Dès lors, on peut considérer que la condition première de rentabilité de l’industrie médiatique n’est pas de fournir une information de qualité pour maximiser ses ventes, mais bien de vendre une audience à des annonceurs publicitaires. Cette vision rejoint la théorie pragmatiste du philosophe américain John Dewey, selon laquelle le système capitaliste a tout intérêt à endormir le public et à focaliser son attention sur sa fonction marchande pour l’empêcher de pénétrer les champs où les enjeux sont trop importants. Ainsi, la concentration capitalistique des moyens de communication, à l’origine de la naissance des « géants des médias », constitue un grave danger pour la survie de la démocratie. La mutation des organes de presse en protecteur des intérêts économiques de leurs propriétaires est favorisée par cette mécanique, et empêche de garantir une objectivité et une indépendance des médias.

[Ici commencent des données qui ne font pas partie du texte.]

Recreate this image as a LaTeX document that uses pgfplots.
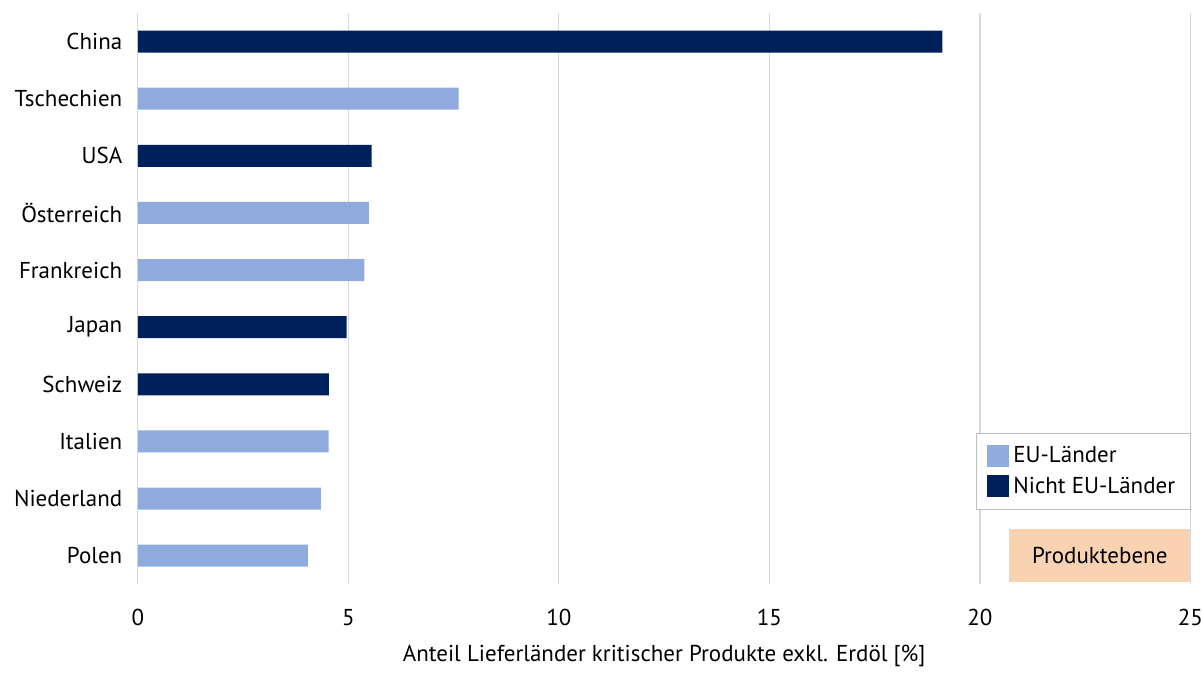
\documentclass[border=0pt]{standalone}
\usepackage{pgfplots}
\pgfplotsset{compat=1.18}
\usepackage{fontspec}
\setmainfont{PT Sans}
\definecolor{euc}{HTML}{8FAADC}
\definecolor{neu}{HTML}{00205B}
\definecolor{peach}{HTML}{F9D3B1}
\definecolor{gridc}{HTML}{D9D9D9}
\begin{document}
\begin{tikzpicture}
\begin{axis}[
  scale only axis, width=527pt, height=286pt,
  xmin=0, xmax=25, ymin=-0.5, ymax=9.5, y dir=reverse,
  xtick={0,5,10,15,20,25}, ytick={0,1,2,3,4,5,6,7,8,9},
  yticklabels={China,Tschechien,USA,Österreich,Frankreich,Japan,Schweiz,Italien,Niederland,Polen},
  axis line style={draw=none},
  tick style={draw=none},
  xmajorgrids, major grid style={gridc, line width=0.6pt},
  xbar, bar width=11pt, bar shift=0pt,
  clip=false,
  tick label style={font=\fontsize{11.5}{13}\selectfont},
  /pgf/number format/assume math mode=true,
  xticklabel style={yshift=-9pt, inner xsep=0pt},
  yticklabel style={xshift=0pt},
  xlabel={Anteil Lieferländer kritischer Produkte exkl. Erdöl [\%]},
  xlabel style={font=\fontsize{11.5}{13}\selectfont, yshift=-2.5pt},
  legend style={at={(1,0.131)}, anchor=south east, draw=gray!50, font=\fontsize{11.5}{13}\selectfont, inner xsep=5.5pt, inner ysep=4.5pt, row sep=1.5pt},
  legend cell align=left,
  legend image code/.code={\fill[#1] (0pt,-5.5pt) rectangle (11pt,5.5pt);},
]
\addplot[fill=euc, draw=none] coordinates {(7.62,1) (5.49,3) (5.38,4) (4.53,7) (4.35,8) (4.04,9)};
\addlegendentry{EU-Länder}
\addplot[fill=neu, draw=none] coordinates {(19.11,0) (5.55,2) (4.96,5) (4.54,6)};
\addlegendentry{Nicht EU-Länder\hspace{6.5pt}}
\node[fill=peach, minimum width=90.5pt, minimum height=26.5pt, anchor=south east, inner sep=0pt, font=\fontsize{11.5}{13}\selectfont] at (axis description cs:1,0.0035) {Produktebene};
\path ([xshift=-69pt,yshift=-41.5pt]axis description cs:0,0) rectangle ([xshift=6pt,yshift=6.5pt]axis description cs:1,1);
\end{axis}
\end{tikzpicture}
\end{document}
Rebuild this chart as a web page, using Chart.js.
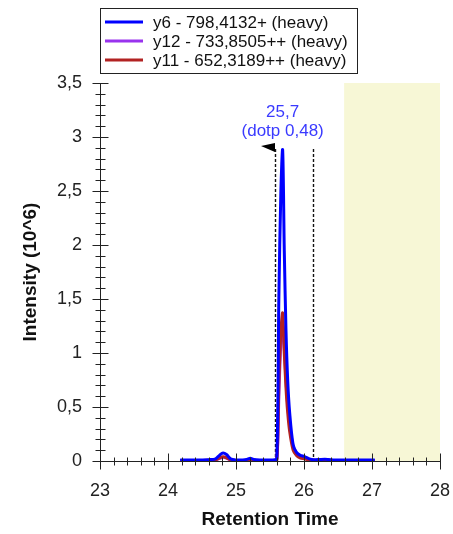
<!DOCTYPE html>
<html><head><meta charset="utf-8">
<script src="https://cdn.jsdelivr.net/npm/chart.js@4"></script>
<style>html,body{margin:0;padding:0;background:#fff}#wrap{width:453px;height:534px;position:relative}</style>
</head><body><div id="wrap"><canvas id="c" width="453" height="534"></canvas></div>
<script>
const times = [24.18,24.3,24.4,24.5,24.6,24.7,24.76,24.81,24.86,24.92,25.0,25.1,25.16,25.21,25.26,25.35,25.45,25.55,25.6,25.63,25.66,25.686,25.71,25.735,25.76,25.79,25.84,25.89,25.94,26.01,26.08,26.14,26.25,26.35,26.45,26.6,26.75,26.9,27.04];
const y6  = [0.01,0.01,0.01,0.01,0.012,0.02,0.055,0.075,0.06,0.02,0.01,0.01,0.015,0.025,0.015,0.01,0.01,0.01,0.02,1.5,2.5,2.88,1.95,1.21,0.75,0.44,0.15,0.08,0.055,0.04,0.02,0.012,0.015,0.015,0.01,0.01,0.01,0.01,0.01];
const y12 = [0.005,0.005,0.005,0.005,0.006,0.01,0.025,0.035,0.028,0.01,0.005,0.005,0.007,0.011,0.007,0.005,0.005,0.005,0.01,0.6,1.1,1.25,1.05,0.75,0.52,0.33,0.14,0.07,0.04,0.025,0.012,0.007,0.007,0.006,0.005,0.005,0.005,0.005,0.005];
const y11 = [0.005,0.005,0.005,0.005,0.006,0.01,0.03,0.04,0.03,0.01,0.005,0.005,0.008,0.012,0.008,0.005,0.005,0.005,0.01,0.7,1.2,1.37,1.0,0.68,0.45,0.27,0.1,0.05,0.03,0.02,0.01,0.006,0.006,0.006,0.005,0.005,0.005,0.005,0.005];
const seriesNames = ['y6 - 798,4132+ (heavy)','y12 - 733,8505++ (heavy)','y11 - 652,3189++ (heavy)'];
const seriesColors = ['#0000ff','#9933ee','#b22222'];
const xTicks = [23,24,25,26,27,28];
const yTicks = [0,0.5,1,1.5,2,2.5,3,3.5];
const peakTime = 25.686, peakHeight = 2.88;
const peakLabel = ['25,7','(dotp 0,48)'];
const integrationBounds = [25.57,26.13];
const boundTop = 2.89;
const shadedRange = [26.59,28];

const toXY = ys => times.map((t,i)=>({x:t,y:ys[i]}));
const seriesData = [y6,y12,y11];
const drawOrder = [0,2,1];

const extras = {
  id:'extras',
  beforeDatasetsDraw(chart){
    const {ctx, chartArea:a, scales:{x,y}} = chart;
    ctx.save();
    ctx.fillStyle = '#f7f7d6';
    const x0 = x.getPixelForValue(shadedRange[0]), x1 = x.getPixelForValue(shadedRange[1]);
    ctx.fillRect(x0, a.top, x1-x0, a.bottom-a.top);
    ctx.strokeStyle = '#111'; ctx.lineWidth = 1.4; ctx.setLineDash([3,2]);
    integrationBounds.forEach(b=>{
      const px = Math.round(x.getPixelForValue(b))+0.5;
      ctx.beginPath(); ctx.moveTo(px, y.getPixelForValue(boundTop)); ctx.lineTo(px, y.getPixelForValue(0)); ctx.stroke();
    });
    ctx.setLineDash([]);
    const bx = Math.round(x.getPixelForValue(integrationBounds[0])), by = y.getPixelForValue(boundTop);
    ctx.fillStyle = '#000';
    ctx.beginPath(); ctx.moveTo(bx-14, by-3); ctx.lineTo(bx, by-6); ctx.lineTo(bx, by+3); ctx.closePath(); ctx.fill();
    ctx.restore();
  },
  afterDraw(chart){
    const {ctx, chartArea:a, scales:{x,y}} = chart;
    ctx.save();
    ctx.strokeStyle = '#222'; ctx.lineWidth = 1;
    const y0 = Math.round(y.getPixelForValue(0))+0.5;
    const xl = Math.round(x.getPixelForValue(23))+0.5;
    for (let i=0;i<=25;i++){
      const v = 23 + i*0.2;
      const px = Math.round(x.getPixelForValue(v))+0.5;
      const L = (i%5===0)?8:4;
      ctx.beginPath(); ctx.moveTo(px, y0-L); ctx.lineTo(px, y0+L); ctx.stroke();
    }
    for (let i=0;i<=35;i++){
      const v = i*0.1;
      const py = Math.round(y.getPixelForValue(v))+0.5;
      const L = (i%5===0)?8:5;
      ctx.beginPath(); ctx.moveTo(xl-L, py); ctx.lineTo(xl+L, py); ctx.stroke();
    }
    const px = x.getPixelForValue(peakTime), py = y.getPixelForValue(peakHeight);
    ctx.fillStyle = '#3a3aff'; ctx.font = '17px "Liberation Sans", Arial, sans-serif';
    ctx.textAlign = 'center'; ctx.textBaseline = 'middle';
    ctx.fillText(peakLabel[0], px, py-38);
    ctx.fillText(peakLabel[1], px, py-19);
    ctx.fillStyle = '#fff'; ctx.fillRect(100,8,257,65);
    ctx.strokeStyle = '#222'; ctx.lineWidth = 1; ctx.strokeRect(100.5,8.5,257,65);
    ctx.font = '17px "Liberation Sans", Arial, sans-serif'; ctx.textAlign = 'left';
    seriesNames.forEach((n,i)=>{
      const ly = 22 + i*19;
      ctx.strokeStyle = seriesColors[i]; ctx.lineWidth = 3;
      ctx.beginPath(); ctx.moveTo(105, ly); ctx.lineTo(143, ly); ctx.stroke();
      ctx.fillStyle = '#111'; ctx.fillText(n, 153, ly+1);
    });
    ctx.restore();
  }
};

new Chart(document.getElementById('c'), {
  type:'line',
  data:{ datasets: seriesData.map((d,i)=>({
    label: seriesNames[i], data: toXY(d), borderColor: seriesColors[i], backgroundColor: seriesColors[i],
    borderWidth: 3, pointRadius: 0, tension: 0.3, fill:false, order: drawOrder[i]
  }))},
  options:{
    responsive:false, animation:false, devicePixelRatio:1,
    layout:{padding:{left:0, top:83, right:0, bottom:0}},
    plugins:{legend:{display:false}, tooltip:{enabled:false}},
    scales:{
      x:{ type:'linear', min:23, max:28,
        afterBuildTicks: s => { s.ticks = xTicks.map(v=>({value:v})); },
        afterFit: s => { s.height = 73; s.paddingRight = 13; s.paddingLeft = 0; },
        grid:{display:false, drawTicks:false},
        border:{display:true, color:'#222', width:1},
        ticks:{padding:19, color:'#222', font:{family:'"Liberation Sans", Arial, sans-serif', size:18}, maxRotation:0, callback: v=>String(v)},
        title:{display:true, text:'Retention Time', color:'#111', padding:{top:0,bottom:3}, font:{family:'"Liberation Sans", Arial, sans-serif', size:19, weight:'bold'}}
      },
      y:{ type:'linear', min:0, max:3.5,
        afterBuildTicks: s => { s.ticks = yTicks.map(v=>({value:v})); },
        afterFit: s => { s.width = 100; },
        grid:{display:false, drawTicks:false},
        border:{display:true, color:'#222', width:1},
        ticks:{padding:18, color:'#222', font:{family:'"Liberation Sans", Arial, sans-serif', size:18}, callback: v=>String(v).replace('.',',')},
        title:{display:true, text:'Intensity (10^6)', color:'#111', padding:{top:19,bottom:0}, font:{family:'"Liberation Sans", Arial, sans-serif', size:19, weight:'bold'}}
      }
    }
  },
  plugins:[extras]
});
</script></body></html>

La situation est aujourd’hui très éloignée de l’idéal d’un “espace public” qui garantirait l’existence d’une véritable vie démocratique, d’autant plus que les « géants des médias » sont parvenus à convaincre l’opinion publique du caractère libre et indépendant de leur travail.
Malheureusement, cette situation empêche tout débat public concernant les communications d’émerger. Le système médiatique est organisé de sorte qu’il est en mesure de prioriser le profit à la démocratie. Pour tendre vers un système médiatique réellement démocratique, il est nécessaire de le soustraire à toute implication ou tout contrôle du milieu de la publicité et des affaires par une réglementation de la propriété des médias. Une partie de l’espace public doit permettre l’intervention de l’État, et ce dernier doit favoriser le développement d’un espace public à but non lucratif indépendant de son autorité.